Kociss, l’ultimo bandito veneziano

VENEZIA. Era scappato dal riformatorio, dal collegio per minorenni, dai tribunali, da treni in corsa e, naturalmente, dal carcere: 17 evasioni - che ne avevano fatto la bestia nera di poliziotti e carabinieri - e decine e decine di furti e rapine, senza mai sparare un colpo. Fino a quando, 35 anni fa di questi giorni - alle 13.25 del 12 maggio 1978 - di colpi di pistola gliene spararono contro due i poliziotti della Questura di Venezia, quando se lo videro sfilare davanti in barchino in rio di Santi Giovanni e Paolo, in fuga da una rapina al Banco San Marco - 57 milioni di bottino - l’ennesima in una carriera della quale nessuno è riuscito a tenere la contabilità. Non una sparatoria, come si disse allora: lui, sì, tirò fuori la sua potente calibro 38, ma non premette il grilletto neppure quella volta. Quelle due pallottole che gli trafissero il fianco, uccidendolo a neppure trent’anni, trasformarono definitivamente Silvano Maistrello detto Kociss «forse nell’ultima leggenda prodotta da Venezia nel Novecento», come scrive Gianfranco Bettin nella prefazione del libro di Roberto Bianchin e Giovanni Dell’Olivo «Passione e morte dell’ultimo bandito veneziano», racconto in parole e canzoni (allegato al libro, anche un Cd) della vita e morte di Kociss. Kociss, soprannome che detestava, ma che gli era stato affibbiato - «Non si sa da chi», dicono gli autori - per la sua faccia da indiano: «Lui avrebbe preferito Robin Hood, perché gli piaceva aiutare i poveri. I deboli. Perché non voleva che soffrissero come aveva sofferto lui. La vita l’aveva imbevuto di violenza fin da piccolo. Maltrattato, picchiato dalla gente del sestiere, dai tutori, dalla polizia, ha restituito la violenza indietro al mondo che gliela aveva inculcata».

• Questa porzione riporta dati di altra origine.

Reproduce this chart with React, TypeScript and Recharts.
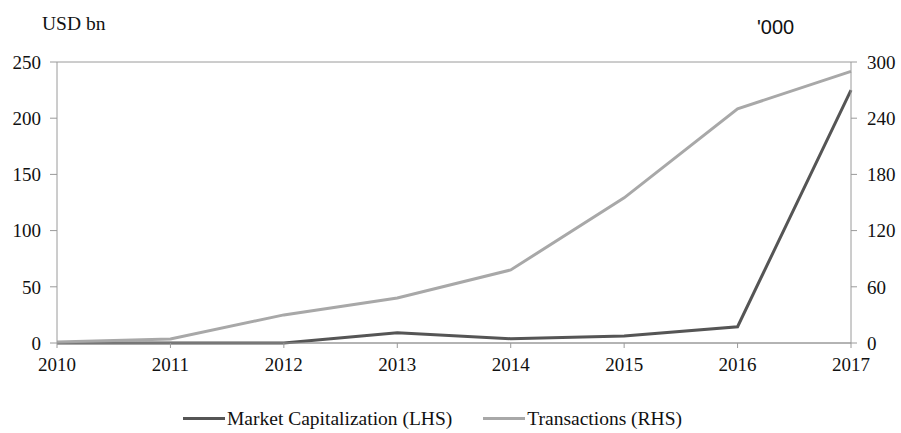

«Non vogliamo farne un mito, ma raccontare una storia interessante», osserva Roberto Bianchin, «di certo Silvano Maistrello rimante un ladro e un bandito, nulla lo assolve, ma a distanza di tempo, è l’ultimo esempio di una malavita romantica, l’ultimo a non aver mai sparato. A confronto con Felice Maniero, con la criminalità feroce che venne dopo, con gli assassini e la droga, Kociss era un vecchio bandito. Un ladrone iscritto al Pci - come abbiamo scoperto - e che nel 1967 si fece denunciare con il cantautore Alberto D’Amico per aver partecipato a una manifestazione contro la guerra in Vietnam. La sua storia ci ha permesso anche di raccontare una Venezia ben diversa da quella di oggi, attraversata da 22 milioni di turisti: una Venezia degli anni Cinquanta e del proletariato, uscita con le pezze al sedere dalla guerra, ma orgogliosa». Storia di Venezia e storia d’Italia, in una vita che ha intrecciato - in carcere - anche quella di Renato Curcio e Prospero Gallinari. «Contatti con brigatisti sono documentati», racconta ancora Bianchin, «ma in carcere, non è stato provato altro».
«Passione e morte dell’ultimo bandito veneziano» sarà presentato oggi, alle 17, al teatro La Fenice. Domenica 12 maggio, alle 18, alla Serra dei Giardini di Castello, nel giorno del 35° anniversario della sua morte, Bianchin e Dell’Olivo racconteranno “Le ultime ore di Kociss”, tra letture e canzoni. Gli introiti del libro sono devoluti alla coop “Il cerchio” che assiste i detenuti.